Royal Air Force Chief of the Air Staff, Sir Peter Squire this morning laid a wreath at the monument to Argentina aircrews killed during the 1982 Falklands War.
Squire - a Falklands War veteran in his own right who in 1982 commanded the RAF 1 Fighter Squadron flying numerous missions against Argentine grounds targets - was flanked by two former adversaries, Argentine Air Force Chief of Staff, Brigadier Walter Barbero, who flew reconnaissance flights and the Air Force's Head of Planning, Brigadier Horacio Mir Gonzalez, a highly decorated Dagger pilot during the war.
Squire laid a wreath of red and white carnations at the black marble memorial - with the names of the 55 Air Force officers, NCOs and conscripts killed during the 1982 conflict - which stands outside the Air Force Condor building in downtown Buenos Aires.
The brief ceremony, which included a full Argentine Air Force guard of honour and bugler who sounded The Last Post, was extremely poignant, as the former foes of 1982 came together to pay homage to the fallen at the Air Force's Malvinas memorial which stands alongside another reminder of the close relationship of both air force's over the year's: a British-made Gloster Meteor turbojet used by the Argentine Air Force in the 1950's which is now exhibited on a pedestal outside the Air Force headquarters.
Speaking at a later press conference both Squire and Barbero agreed that the ceremony marked a new highlight in the ever improving relationships between both countries and explained that over the three day visit, discussions will take place to look into further ways of improving links particularly in training and inter-operability. Sitting before a painting by Exequiel Martinez depicting the joint Air Force - Naval Aviation attack on HMS Invincible on 30 May 1982, Squire and Barbero announced that they would be analysing the possibility of carrying out a joint Search & Rescue exercises in the South Atlantic region sometime next year.
Both men remembered their own experiences during the war, in particular one incident in which Squire was vectored to intercept a Boeing 707 carrying out long-range reconnaissance flight. Squire explained that he had been unable to locate Barbero's aircraft and shook hands with his former adversary saying, "How delighted I am to be able to meet you here today".
At the end of the 1982 war Squire was awarded a Distinguished Flying Cross for his work as commanding officer of the RAF's First Fighter Squadron embarked on HMS Hermes, from where he led his squadron in attacks on Argentine ground targets at Stanley Airport, Mount Tumbledown and Fox Bay, as well as attacks on several landing strips being used by the Argentine forces. In one such attack a bomb dropped by Squire's flight missed the targeted runway hitting a shed. A piece of shrapnel from the subsequent explosion hit islander Tim Miller in the eye. After the war both men became close friends.
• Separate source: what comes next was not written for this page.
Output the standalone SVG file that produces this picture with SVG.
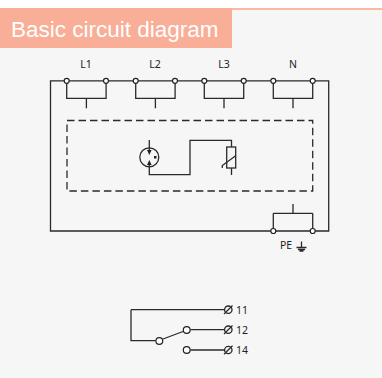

In turn Barbero flew numerous reconnaissance missions in an Air Force Boeing 707 tracking the Task Force as it sailed from Ascension Island. On one occasion he was fired at by Royal Navy vessels and was lucky to escape by flying at sea level thus narrowly avoiding five Sea Dart surface to air missiles homing in on his aircraft. Squire also highlighted the contribution made by the four RAF servicemen who last week cycled from Chile to Argentina to collect funds for the Argentine war memorial to be built at Darwin Cemetery.
Tomorrow Tuesday the Air Chief Marshal is scheduled to fly to Tandil Air Base, home of the Argentine Air Force's VI Air Brigade, where he will fly a Mirage III DA tandem two-seat trainer of the First Fighter-Bomber Squadron.